The FIG-7s were upgraded over time as older first-line destroyers and frigates were retired and when the last Knox decommissioned in 1994, they became the US Navy’s only operational frigate class. Then, burdened as they were with proprietary hard-wired electronics that left little room for growth, the US Navy began to phase out the short-hull ships (including Oliver Hazard Perry herself) rather than upgrade them. Over the next nine years, all 21 were sold to Turkey (8), Egypt (4), Poland (2), Bahrain (1) or otherwise retired—eight after US navy careers of 15 years or less (rivaling the Claud Jones class for brevity).

The year 2003 was significant for the Perrys in the US Navy: while the Turkish navy took possession of its last operational short-hull ship (Estocin) and Raytheon terminated support for the obsolete SM-1MR missile, it embarked on a program not only to remove the missile launchers from the 30 long-hull ships but to modernize them, reducing their cost of operation and extending their service lives to up to 40 years. Through 2009, still valued for their helicopter-delivered ASW capabilities, durability and seakeeping, with new-found margin for growth and no near-term prospect of being replaced, these Perrys remained active with the US Navy, either in commission or with the Naval Reserve Force.

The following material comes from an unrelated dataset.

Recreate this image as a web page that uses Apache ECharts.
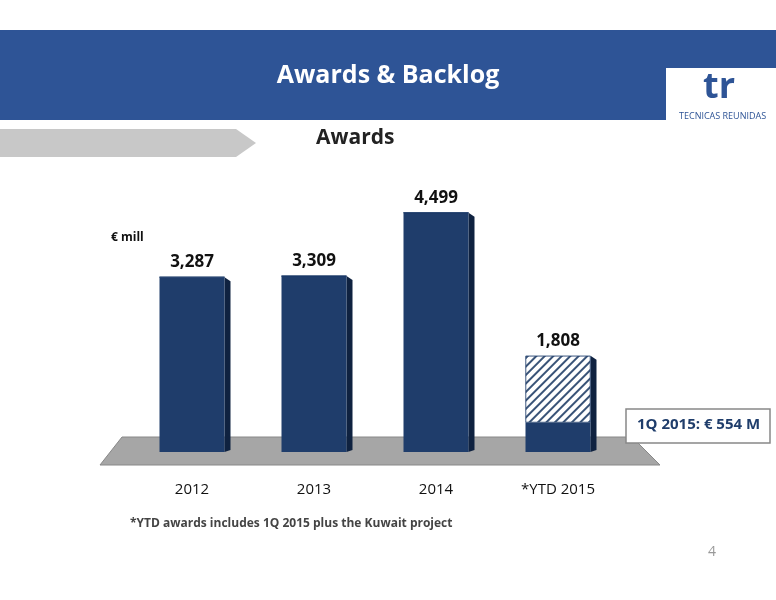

Attrition resumed in 2010, when McInerney was decommissioned and transferred to Pakistan. Hawes was also decommissioned, followed in 2011 by Doyle and Jarrett and in 2012 by Boone, Stephen W. Groves, John L. Hall and Crommelin. Scheduled for decommissioning in 2013 are Underwood, Curts, Halyburton, Carr, Klakring, Robert G. Bradley and Reuben James, to be followed in 2014 by McClusky, Thatch, De Wert, Rentz and Nicholas. The remaining FFGs, Vandegrift, Taylor, Gary, Hawes, Ford, Elrod, Simpson, Samuel B. Roberts, Kauffman, Rodney M. Davis and Ingraham, are scheduled to decommission by the end of the decade.